PROBLEM DESCRIPTION:
Using the listing below, select the lines with the word "image" and copy them.

DATASET:
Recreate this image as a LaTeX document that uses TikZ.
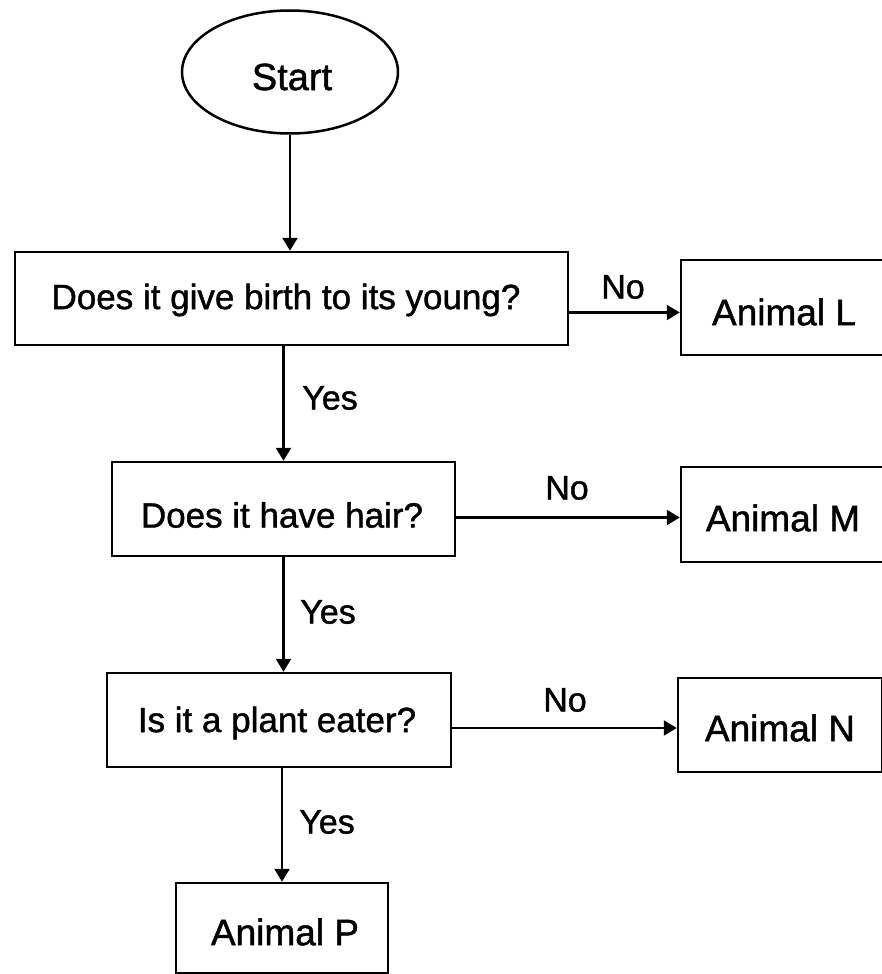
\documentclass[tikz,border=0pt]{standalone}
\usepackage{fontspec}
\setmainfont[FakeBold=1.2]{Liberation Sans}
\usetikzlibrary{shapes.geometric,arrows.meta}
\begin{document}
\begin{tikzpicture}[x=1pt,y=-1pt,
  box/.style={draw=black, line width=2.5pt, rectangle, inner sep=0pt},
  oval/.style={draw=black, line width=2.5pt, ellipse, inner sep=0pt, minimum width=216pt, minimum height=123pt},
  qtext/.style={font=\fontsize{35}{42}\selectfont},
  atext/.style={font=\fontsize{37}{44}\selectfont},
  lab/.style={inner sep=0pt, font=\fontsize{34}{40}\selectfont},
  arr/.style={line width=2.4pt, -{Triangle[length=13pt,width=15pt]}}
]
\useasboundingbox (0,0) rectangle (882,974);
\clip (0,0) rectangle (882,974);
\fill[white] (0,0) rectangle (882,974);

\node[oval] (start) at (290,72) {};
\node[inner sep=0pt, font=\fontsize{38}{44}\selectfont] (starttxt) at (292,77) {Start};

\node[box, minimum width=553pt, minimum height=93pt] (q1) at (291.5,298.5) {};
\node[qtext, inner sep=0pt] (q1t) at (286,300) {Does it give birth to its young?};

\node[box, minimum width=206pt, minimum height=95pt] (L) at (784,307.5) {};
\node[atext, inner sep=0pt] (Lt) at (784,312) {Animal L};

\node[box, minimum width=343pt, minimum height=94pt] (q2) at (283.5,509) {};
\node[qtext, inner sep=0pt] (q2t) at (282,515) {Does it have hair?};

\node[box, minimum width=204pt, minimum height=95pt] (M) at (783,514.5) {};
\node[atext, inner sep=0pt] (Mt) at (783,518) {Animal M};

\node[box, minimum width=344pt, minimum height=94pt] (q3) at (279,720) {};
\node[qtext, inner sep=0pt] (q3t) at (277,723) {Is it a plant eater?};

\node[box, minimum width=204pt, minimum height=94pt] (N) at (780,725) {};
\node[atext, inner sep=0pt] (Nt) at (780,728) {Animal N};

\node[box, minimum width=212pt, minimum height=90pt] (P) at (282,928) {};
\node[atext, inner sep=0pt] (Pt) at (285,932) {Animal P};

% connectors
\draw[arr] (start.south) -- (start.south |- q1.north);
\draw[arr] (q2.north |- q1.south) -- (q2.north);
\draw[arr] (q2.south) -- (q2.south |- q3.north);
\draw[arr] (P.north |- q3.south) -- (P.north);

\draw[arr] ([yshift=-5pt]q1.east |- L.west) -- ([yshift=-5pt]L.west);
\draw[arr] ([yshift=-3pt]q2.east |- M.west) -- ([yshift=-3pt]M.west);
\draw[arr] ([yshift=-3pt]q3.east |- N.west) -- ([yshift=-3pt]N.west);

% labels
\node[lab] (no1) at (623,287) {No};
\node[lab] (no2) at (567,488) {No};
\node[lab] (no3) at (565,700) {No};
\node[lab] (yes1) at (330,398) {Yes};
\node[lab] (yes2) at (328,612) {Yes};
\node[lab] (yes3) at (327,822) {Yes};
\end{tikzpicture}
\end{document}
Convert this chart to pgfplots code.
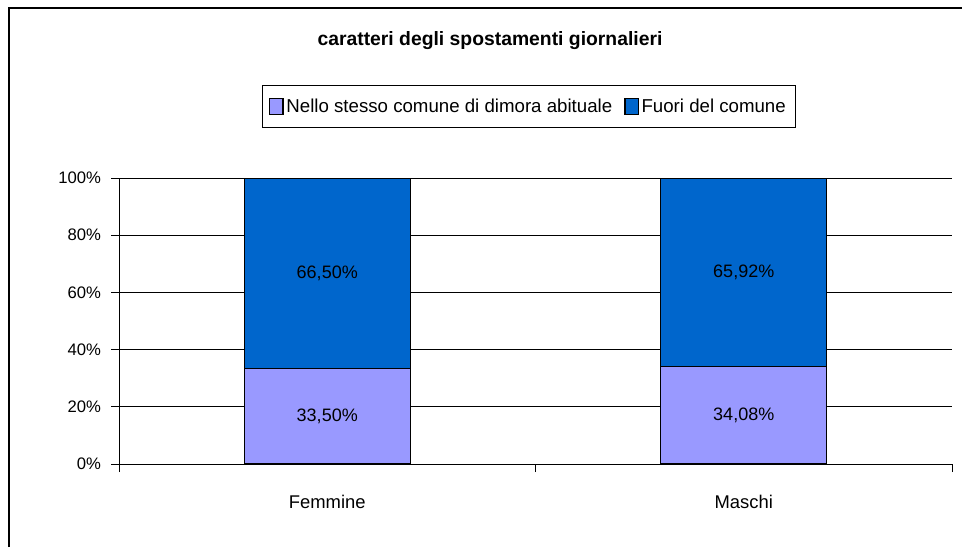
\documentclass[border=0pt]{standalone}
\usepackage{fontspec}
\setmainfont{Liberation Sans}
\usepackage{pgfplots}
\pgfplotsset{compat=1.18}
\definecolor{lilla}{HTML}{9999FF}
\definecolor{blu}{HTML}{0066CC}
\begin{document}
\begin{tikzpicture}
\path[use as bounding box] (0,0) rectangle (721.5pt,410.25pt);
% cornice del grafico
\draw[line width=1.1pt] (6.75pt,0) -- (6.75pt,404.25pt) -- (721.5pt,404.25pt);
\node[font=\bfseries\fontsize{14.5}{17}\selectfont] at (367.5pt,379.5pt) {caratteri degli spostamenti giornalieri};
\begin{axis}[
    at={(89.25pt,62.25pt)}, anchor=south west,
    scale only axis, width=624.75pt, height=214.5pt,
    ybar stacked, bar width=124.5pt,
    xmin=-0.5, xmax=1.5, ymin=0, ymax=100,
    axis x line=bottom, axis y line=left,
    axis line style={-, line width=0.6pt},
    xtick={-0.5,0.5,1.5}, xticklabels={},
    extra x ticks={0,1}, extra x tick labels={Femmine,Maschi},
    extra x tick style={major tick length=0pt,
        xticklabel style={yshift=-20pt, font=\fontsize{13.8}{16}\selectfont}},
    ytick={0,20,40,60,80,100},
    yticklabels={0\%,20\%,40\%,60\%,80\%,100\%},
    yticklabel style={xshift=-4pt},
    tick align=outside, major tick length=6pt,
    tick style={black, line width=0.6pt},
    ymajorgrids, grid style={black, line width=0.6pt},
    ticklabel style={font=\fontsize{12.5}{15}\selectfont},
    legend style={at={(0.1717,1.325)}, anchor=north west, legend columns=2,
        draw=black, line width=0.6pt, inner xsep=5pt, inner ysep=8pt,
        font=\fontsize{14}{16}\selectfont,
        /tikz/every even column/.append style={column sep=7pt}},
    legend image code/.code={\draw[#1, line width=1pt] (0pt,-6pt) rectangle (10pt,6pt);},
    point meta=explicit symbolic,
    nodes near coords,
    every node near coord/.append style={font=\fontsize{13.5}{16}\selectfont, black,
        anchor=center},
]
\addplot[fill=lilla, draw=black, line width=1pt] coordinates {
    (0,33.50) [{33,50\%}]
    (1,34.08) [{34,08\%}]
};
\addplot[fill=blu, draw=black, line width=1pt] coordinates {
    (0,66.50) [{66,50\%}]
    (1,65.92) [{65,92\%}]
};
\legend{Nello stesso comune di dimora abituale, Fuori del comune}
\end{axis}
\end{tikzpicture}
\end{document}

CORRECT RESPONSE:
Recreate this image as a LaTeX document that uses TikZ.
    legend image code/.code={\draw[#1, line width=1pt] (0pt,-6pt) rectangle (10pt,6pt);},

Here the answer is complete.